Yes, but apparently the process changed/improved:
"The usual method involved soaking the hide in water, to which were added calcium (Ca(oh) 2 ) or flour (to cause fermentation) and salt. An addition of tannin, made of oak-gall, produced an irreversible chemical reaction that strengthened the product. In the process, some used dates, while others used dog-dung - though not all the Jewish sages favored the latter. The raw skins were treated in different processes which led to a variety of the final product and to the different names, such as diphtera, gewil, and so forth."
In the desert different plants may have been used for tannic acid. I had studied cultural anthropology of the Bedouin and also travelogues of 19th century explorers to the area of the ANE deserts i.e. Charles Doughty. A primative method is to find the hollow stump of a tree and soal water in it and use the water to tan, another is to boil plant parts in water to get the tannic acid.

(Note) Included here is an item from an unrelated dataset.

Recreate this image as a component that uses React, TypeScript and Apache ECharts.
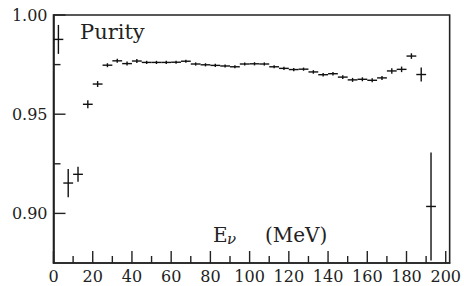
import React, { useEffect, useRef } from "react";
import * as echarts from "echarts";

// Bin centres (MeV), bin half width 2.5 MeV
const energyBins = [
  2.5, 7.5, 12.5, 17.5, 22.5, 27.5, 32.5, 37.5, 42.5, 47.5,
  52.5, 57.5, 62.5, 67.5, 72.5, 77.5, 82.5, 87.5, 92.5, 97.5,
  102.5, 107.5, 112.5, 117.5, 122.5, 127.5, 132.5, 137.5, 142.5, 147.5,
  152.5, 157.5, 162.5, 167.5, 172.5, 177.5, 182.5, 187.5, 192.5,
];
const binHalfWidth = 2.5;
const purity = [
  0.9877, 0.9153, 0.9197, 0.955, 0.9652, 0.9747, 0.9769, 0.9755, 0.9768, 0.9761,
  0.9761, 0.9761, 0.9762, 0.9767, 0.9753, 0.9749, 0.9746, 0.9743, 0.9739, 0.9753,
  0.9754, 0.9753, 0.9739, 0.9731, 0.9725, 0.9727, 0.9713, 0.9699, 0.9704, 0.9687,
  0.9673, 0.9676, 0.9671, 0.9683, 0.9718, 0.9726, 0.9793, 0.97, 0.9035,
];
const purityErr = [
  0.0073, 0.0071, 0.0038, 0.002, 0.0015, 0.001, 0.001, 0.001, 0.001, 0.0008,
  0.0008, 0.0008, 0.0008, 0.0008, 0.0008, 0.0008, 0.0008, 0.0008, 0.0008, 0.0008,
  0.0008, 0.0008, 0.0008, 0.0008, 0.0008, 0.0008, 0.0009, 0.0009, 0.0009, 0.0009,
  0.001, 0.001, 0.001, 0.001, 0.0014, 0.0014, 0.0014, 0.0035, 0.0272,
];
const xMajorTicks = [0, 20, 40, 60, 80, 100, 120, 140, 160, 180, 200];
const xMinorTicks = [10, 30, 50, 70, 90, 110, 130, 150, 170, 190];
const yMajorTicks = [0.9, 0.95, 1.0];
const yMinorTicks = [0.925, 0.975];

const X_MIN = 0;
const X_MAX = 202;
const Y_MIN = 0.875;
const Y_MAX = 1.0;

const FONT = '"DejaVu Serif", serif';
const INK = "#222";

export default function App() {
  const ref = useRef<HTMLDivElement>(null);
  useEffect(() => {
    if (!ref.current) return;
    const chart = echarts.init(ref.current, null, { renderer: "svg" });
    const data = energyBins.map((x, i) => [x, purity[i], purityErr[i]]);

    const xTickData = [
      ...xMajorTicks.map((v) => [v, Y_MIN, 12]),
      ...xMinorTicks.map((v) => [v, Y_MIN, 7]),
    ];
    const yTickData = [
      ...yMajorTicks.map((v) => [X_MIN, v, 12]),
      ...yMinorTicks.map((v) => [X_MIN, v, 7]),
    ];

    chart.setOption({
      animation: false,
      grid: {
        left: 53.5,
        top: 15,
        right: 13,
        bottom: 23,
        show: true,
        borderColor: INK,
        borderWidth: 1.6,
        backgroundColor: "transparent",
      },
      xAxis: {
        type: "value",
        min: X_MIN,
        max: X_MAX,
        splitLine: { show: false },
        axisLine: { show: true, lineStyle: { color: INK, width: 1.6 } },
        axisTick: { show: false },
        axisLabel: {
          show: true,
          customValues: xMajorTicks,
          margin: 5,
          fontFamily: FONT,
          fontSize: 16,
          color: INK,
        },
      },
      yAxis: {
        type: "value",
        min: Y_MIN,
        max: Y_MAX,
        splitLine: { show: false },
        axisLine: { show: true, lineStyle: { color: INK, width: 1.6 } },
        axisTick: { show: false },
        axisLabel: {
          show: true,
          customValues: yMajorTicks,
          margin: 6,
          fontFamily: FONT,
          fontSize: 16,
          color: INK,
          padding: [4, 0, 0, 0],
          formatter: (v: number) => v.toFixed(2),
        },
      },
      series: [
        {
          type: "custom",
          data,
          encode: { x: 0, y: 1 },
          clip: true,
          renderItem: (params: any, api: any) => {
            const x = api.value(0);
            const y = api.value(1);
            const e = api.value(2);
            const pL = api.coord([x - binHalfWidth, y]);
            const pR = api.coord([x + binHalfWidth, y]);
            const pT = api.coord([x, y + e]);
            const pB = api.coord([x, y - e]);
            return {
              type: "group",
              children: [
                { type: "line", shape: { x1: pL[0], y1: pL[1], x2: pR[0], y2: pR[1] }, style: { stroke: "#111", lineWidth: 1.4 } },
                { type: "line", shape: { x1: pT[0], y1: pT[1], x2: pB[0], y2: pB[1] }, style: { stroke: "#111", lineWidth: 1.4 } },
              ],
            };
          },
        },
        {
          type: "custom",
          data: xTickData,
          encode: { x: 0, y: 1 },
          clip: false,
          silent: true,
          z: 10,
          renderItem: (params: any, api: any) => {
            const p = api.coord([api.value(0), api.value(1)]);
            const len = api.value(2);
            return {
              type: "line",
              shape: { x1: p[0], y1: p[1], x2: p[0], y2: p[1] - len },
              style: { stroke: INK, lineWidth: 1.4 },
            };
          },
        },
        {
          type: "custom",
          data: yTickData,
          encode: { x: 0, y: 1 },
          clip: false,
          silent: true,
          z: 10,
          renderItem: (params: any, api: any) => {
            const p = api.coord([api.value(0), api.value(1)]);
            const len = api.value(2);
            return {
              type: "line",
              shape: { x1: p[0], y1: p[1], x2: p[0] + len, y2: p[1] },
              style: { stroke: INK, lineWidth: 1.4 },
            };
          },
        },
      ],
      graphic: [
        {
          type: "text",
          x: 80,
          y: 32,
          style: { text: "Purity", font: `21px ${FONT}`, fill: INK, align: "left", verticalAlign: "middle" },
        },
        {
          type: "text",
          x: 213,
          y: 235,
          style: { text: "E", font: `20px ${FONT}`, fill: INK, align: "left", verticalAlign: "middle" },
        },
        {
          type: "text",
          x: 227,
          y: 239,
          style: { text: "ν", font: `italic 15px ${FONT}`, fill: INK, align: "left", verticalAlign: "middle" },
        },
        {
          type: "text",
          x: 265,
          y: 235,
          style: { text: "(MeV)", font: `20px ${FONT}`, fill: INK, align: "left", verticalAlign: "middle" },
        },
      ],
    });
    return () => chart.dispose();
  }, []);
  return (
    <div
      ref={ref}
      style={{ position: "fixed", left: 0, top: 0, width: 464, height: 286, background: "#fff" }}
    />
  );
}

You might recall Peter stayed in Joppa as the guest of a tanner. The odors of a tannery were such that the site may have been located down-wind of the wealthier areas.
David Q. Hall
--- On Tue, 3/3/09, Peter T. Daniels <grammatim@...> wrote:
From: Peter T. Daniels <grammatim@...>
Subject: parchment vs. leather Re: [ANE-2] dams, ink, and parchment
Date: Tuesday, March 3, 2009, 4:34 PM
The page you referenced clearly states:
"A material called parchment, first mentioned in 301 BCE, is assumed to have been prepared by the people of Pergamon. The preparation was without tanning, so that the skin dried while being stretched. The final product was thin and very delicate."ï¿½
Peter T. Daniels grammatim@verizon. net
____________ _________ _________ __
From: David Hall <dqhall59@yahoo. com>
To: ANE <ane-2@yahoogroups. com>
Sent: Tuesday, March 3, 2009 2:03:10 PM
Subject: [ANE-2] dams, ink, and parchment
Parchement and leather were both cured with tannic acid. Some plants known to the Bedouin of old were better for tanning than others. The tanning preserved the hides and prevented rotting.